▶ **TASK MATERIAL**:
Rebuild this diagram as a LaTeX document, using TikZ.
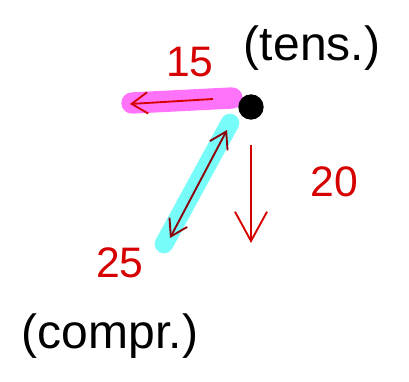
\documentclass[tikz,border=0pt]{standalone}
\usepackage{fontspec}
\setmainfont{Liberation Sans}
\usetikzlibrary{arrows.meta}
\definecolor{inkred}{RGB}{215,0,0}
\definecolor{darkink}{RGB}{140,0,10}
\definecolor{hlmag}{RGB}{255,115,250}
\definecolor{hlcyan}{RGB}{120,252,250}
\tikzset{
  hlm/.style={line width=16pt, line cap=round},
  hlc/.style={line width=14pt, line cap=round},
  force/.style={inkred, line width=1.4pt, -{Straight Barb[length=12pt,width=16pt]}},
  bigforce/.style={inkred, line width=1.4pt, -{Straight Barb[length=22pt,width=24pt]}},
  lbl/.style={inkred, font=\fontsize{32}{32}\selectfont},
  note/.style={black, font=\fontsize{36}{36}\selectfont},
}
\begin{document}
\begin{tikzpicture}[x=0.75pt,y=-0.75pt]
\useasboundingbox (0,0) rectangle (409,381);
% coordinates
\coordinate (m1) at (232,98);
\coordinate (m2) at (132,103);
\coordinate (c1) at (230,123);
\coordinate (c2) at (164,244);
\coordinate (a1) at (213,99);
\coordinate (a2) at (130,104);
\coordinate (b1) at (170,238);
\coordinate (b2) at (227,130);
\coordinate (d1) at (251,145);
\coordinate (d2) at (251,243);
% highlights
\draw[hlm, hlmag] (m1) -- (m2);
\draw[hlc, hlcyan] (c1) -- (c2);
% joint
\node[circle, fill=black, minimum size=19pt, inner sep=0pt] (J) at (251,107) {};
% arrows
\draw[force] (a1) -- (a2);
\draw[darkink, line width=1.4pt, {Straight Barb[length=12pt,width=15pt]}-{Straight Barb[length=12pt,width=15pt]}] (b1) -- (b2);
\draw[bigforce] (d1) -- (d2);
% labels
\node[lbl] (l15) at (190,62) {15};
\node[lbl] (l20) at (334,182) {20};
\node[lbl] (l25) at (120,263) {25};
\node[note] (tens) at (312,48) {(tens.)};
\node[note] (compr) at (110,336) {(compr.)};
\end{tikzpicture}
\end{document}
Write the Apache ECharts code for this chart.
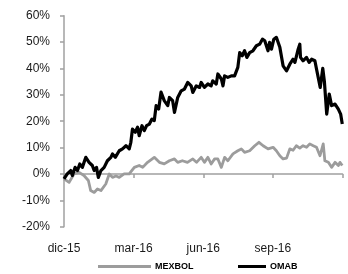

▶ **EXERCISE TASK**:
Quote the records in full and exactly; skip any image.

▶ **RESULT**:
Rebuild this diagram as a LaTeX document, using TikZ.
\documentclass[tikz,border=0pt]{standalone}
\usepackage{fontspec}
\setmainfont{Liberation Sans}
\usetikzlibrary{arrows.meta}
\definecolor{inkred}{RGB}{215,0,0}
\definecolor{darkink}{RGB}{140,0,10}
\definecolor{hlmag}{RGB}{255,115,250}
\definecolor{hlcyan}{RGB}{120,252,250}
\tikzset{
  hlm/.style={line width=16pt, line cap=round},
  hlc/.style={line width=14pt, line cap=round},
  force/.style={inkred, line width=1.4pt, -{Straight Barb[length=12pt,width=16pt]}},
  bigforce/.style={inkred, line width=1.4pt, -{Straight Barb[length=22pt,width=24pt]}},
  lbl/.style={inkred, font=\fontsize{32}{32}\selectfont},
  note/.style={black, font=\fontsize{36}{36}\selectfont},
}
\begin{document}
\begin{tikzpicture}[x=0.75pt,y=-0.75pt]
\useasboundingbox (0,0) rectangle (409,381);
% coordinates
\coordinate (m1) at (232,98);
\coordinate (m2) at (132,103);
\coordinate (c1) at (230,123);
\coordinate (c2) at (164,244);
\coordinate (a1) at (213,99);
\coordinate (a2) at (130,104);
\coordinate (b1) at (170,238);
\coordinate (b2) at (227,130);
\coordinate (d1) at (251,145);
\coordinate (d2) at (251,243);
% highlights
\draw[hlm, hlmag] (m1) -- (m2);
\draw[hlc, hlcyan] (c1) -- (c2);
% joint
\node[circle, fill=black, minimum size=19pt, inner sep=0pt] (J) at (251,107) {};
% arrows
\draw[force] (a1) -- (a2);
\draw[darkink, line width=1.4pt, {Straight Barb[length=12pt,width=15pt]}-{Straight Barb[length=12pt,width=15pt]}] (b1) -- (b2);
\draw[bigforce] (d1) -- (d2);
% labels
\node[lbl] (l15) at (190,62) {15};
\node[lbl] (l20) at (334,182) {20};
\node[lbl] (l25) at (120,263) {25};
\node[note] (tens) at (312,48) {(tens.)};
\node[note] (compr) at (110,336) {(compr.)};
\end{tikzpicture}
\end{document}
Write the Apache ECharts code for this chart.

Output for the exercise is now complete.